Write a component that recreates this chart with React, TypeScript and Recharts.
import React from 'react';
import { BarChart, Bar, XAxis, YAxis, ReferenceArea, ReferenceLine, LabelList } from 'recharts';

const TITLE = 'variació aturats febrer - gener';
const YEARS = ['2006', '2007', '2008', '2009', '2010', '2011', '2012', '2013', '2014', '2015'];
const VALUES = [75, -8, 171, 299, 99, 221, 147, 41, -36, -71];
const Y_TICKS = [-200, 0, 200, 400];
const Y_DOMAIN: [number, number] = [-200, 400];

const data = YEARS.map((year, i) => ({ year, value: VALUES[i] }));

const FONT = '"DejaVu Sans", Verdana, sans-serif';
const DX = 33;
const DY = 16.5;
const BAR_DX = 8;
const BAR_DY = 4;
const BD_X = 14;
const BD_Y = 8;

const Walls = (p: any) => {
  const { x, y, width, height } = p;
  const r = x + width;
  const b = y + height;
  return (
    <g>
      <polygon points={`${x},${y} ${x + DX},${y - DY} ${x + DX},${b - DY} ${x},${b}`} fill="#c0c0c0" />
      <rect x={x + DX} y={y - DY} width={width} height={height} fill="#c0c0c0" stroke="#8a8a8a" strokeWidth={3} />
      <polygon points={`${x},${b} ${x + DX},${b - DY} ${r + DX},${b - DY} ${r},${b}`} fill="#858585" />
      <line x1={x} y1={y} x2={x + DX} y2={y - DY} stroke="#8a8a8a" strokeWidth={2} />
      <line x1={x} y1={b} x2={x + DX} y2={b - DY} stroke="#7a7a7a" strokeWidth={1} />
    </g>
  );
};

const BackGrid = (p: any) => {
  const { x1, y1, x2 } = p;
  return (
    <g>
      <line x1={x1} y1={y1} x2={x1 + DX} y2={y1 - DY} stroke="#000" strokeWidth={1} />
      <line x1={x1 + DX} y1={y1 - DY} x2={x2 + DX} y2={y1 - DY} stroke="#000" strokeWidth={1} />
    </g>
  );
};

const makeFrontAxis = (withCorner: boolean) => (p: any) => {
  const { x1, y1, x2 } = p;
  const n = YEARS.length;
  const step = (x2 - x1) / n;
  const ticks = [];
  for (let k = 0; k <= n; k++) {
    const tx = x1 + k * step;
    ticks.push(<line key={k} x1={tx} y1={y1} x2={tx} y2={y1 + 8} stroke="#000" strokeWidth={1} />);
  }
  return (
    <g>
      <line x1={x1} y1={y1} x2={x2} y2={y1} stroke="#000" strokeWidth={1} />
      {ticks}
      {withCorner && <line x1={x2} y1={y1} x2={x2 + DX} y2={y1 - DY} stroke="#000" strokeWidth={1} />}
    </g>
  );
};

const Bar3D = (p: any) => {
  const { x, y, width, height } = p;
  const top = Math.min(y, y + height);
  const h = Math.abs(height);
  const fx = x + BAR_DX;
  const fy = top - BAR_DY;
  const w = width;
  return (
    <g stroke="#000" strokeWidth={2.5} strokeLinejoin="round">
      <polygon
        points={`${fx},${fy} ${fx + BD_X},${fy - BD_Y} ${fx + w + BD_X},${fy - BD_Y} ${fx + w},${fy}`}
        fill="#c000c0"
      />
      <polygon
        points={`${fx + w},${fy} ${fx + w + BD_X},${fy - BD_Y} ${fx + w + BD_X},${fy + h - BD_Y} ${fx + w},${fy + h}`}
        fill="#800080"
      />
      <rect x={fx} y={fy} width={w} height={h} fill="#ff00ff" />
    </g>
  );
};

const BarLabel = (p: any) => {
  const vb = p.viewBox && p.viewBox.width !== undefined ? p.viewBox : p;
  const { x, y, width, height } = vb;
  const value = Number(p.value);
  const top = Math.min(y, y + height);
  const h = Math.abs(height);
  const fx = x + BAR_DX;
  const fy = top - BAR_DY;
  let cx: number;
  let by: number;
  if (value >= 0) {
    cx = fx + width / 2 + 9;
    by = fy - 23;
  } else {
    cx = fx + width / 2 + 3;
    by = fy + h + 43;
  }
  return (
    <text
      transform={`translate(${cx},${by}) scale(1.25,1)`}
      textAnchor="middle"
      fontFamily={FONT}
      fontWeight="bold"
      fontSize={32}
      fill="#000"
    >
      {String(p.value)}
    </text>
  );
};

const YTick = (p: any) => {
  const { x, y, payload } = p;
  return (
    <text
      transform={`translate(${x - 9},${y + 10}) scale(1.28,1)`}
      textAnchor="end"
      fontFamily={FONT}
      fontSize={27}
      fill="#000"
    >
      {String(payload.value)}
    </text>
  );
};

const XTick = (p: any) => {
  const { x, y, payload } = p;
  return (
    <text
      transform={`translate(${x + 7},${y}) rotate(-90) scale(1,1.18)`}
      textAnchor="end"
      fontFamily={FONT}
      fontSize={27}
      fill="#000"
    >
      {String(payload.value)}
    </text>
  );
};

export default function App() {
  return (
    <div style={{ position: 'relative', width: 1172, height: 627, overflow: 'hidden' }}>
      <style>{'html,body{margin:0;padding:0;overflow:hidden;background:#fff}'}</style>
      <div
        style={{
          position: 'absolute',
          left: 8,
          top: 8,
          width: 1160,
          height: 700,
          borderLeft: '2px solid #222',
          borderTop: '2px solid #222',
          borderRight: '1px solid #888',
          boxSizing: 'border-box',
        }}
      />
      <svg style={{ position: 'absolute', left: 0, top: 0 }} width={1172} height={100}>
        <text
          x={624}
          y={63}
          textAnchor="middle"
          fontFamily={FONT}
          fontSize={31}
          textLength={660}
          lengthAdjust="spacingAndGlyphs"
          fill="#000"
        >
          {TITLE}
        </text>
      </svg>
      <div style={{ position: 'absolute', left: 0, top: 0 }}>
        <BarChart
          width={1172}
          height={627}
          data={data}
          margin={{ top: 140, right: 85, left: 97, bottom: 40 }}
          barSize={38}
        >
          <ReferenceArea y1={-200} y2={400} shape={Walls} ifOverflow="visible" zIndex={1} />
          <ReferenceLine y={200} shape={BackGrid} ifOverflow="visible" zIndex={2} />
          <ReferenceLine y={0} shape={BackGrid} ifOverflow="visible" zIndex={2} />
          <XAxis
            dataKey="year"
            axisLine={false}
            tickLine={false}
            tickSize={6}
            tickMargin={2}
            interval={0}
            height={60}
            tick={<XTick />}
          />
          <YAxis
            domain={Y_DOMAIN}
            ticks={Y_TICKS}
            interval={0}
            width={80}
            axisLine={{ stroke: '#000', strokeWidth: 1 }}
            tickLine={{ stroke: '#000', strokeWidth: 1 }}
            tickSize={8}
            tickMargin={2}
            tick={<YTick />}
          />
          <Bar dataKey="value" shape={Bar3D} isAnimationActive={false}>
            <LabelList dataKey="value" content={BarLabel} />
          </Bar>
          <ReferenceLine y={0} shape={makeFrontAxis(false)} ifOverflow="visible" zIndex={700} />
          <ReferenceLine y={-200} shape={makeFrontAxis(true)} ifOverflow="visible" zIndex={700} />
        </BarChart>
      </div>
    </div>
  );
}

• **SET EXERCISE**
Which lines above contain the word "React"? Copy each of them.

• **RESULT FOR THIS EXERCISE**
Write a component that recreates this chart with React, TypeScript and Recharts.
import React from 'react';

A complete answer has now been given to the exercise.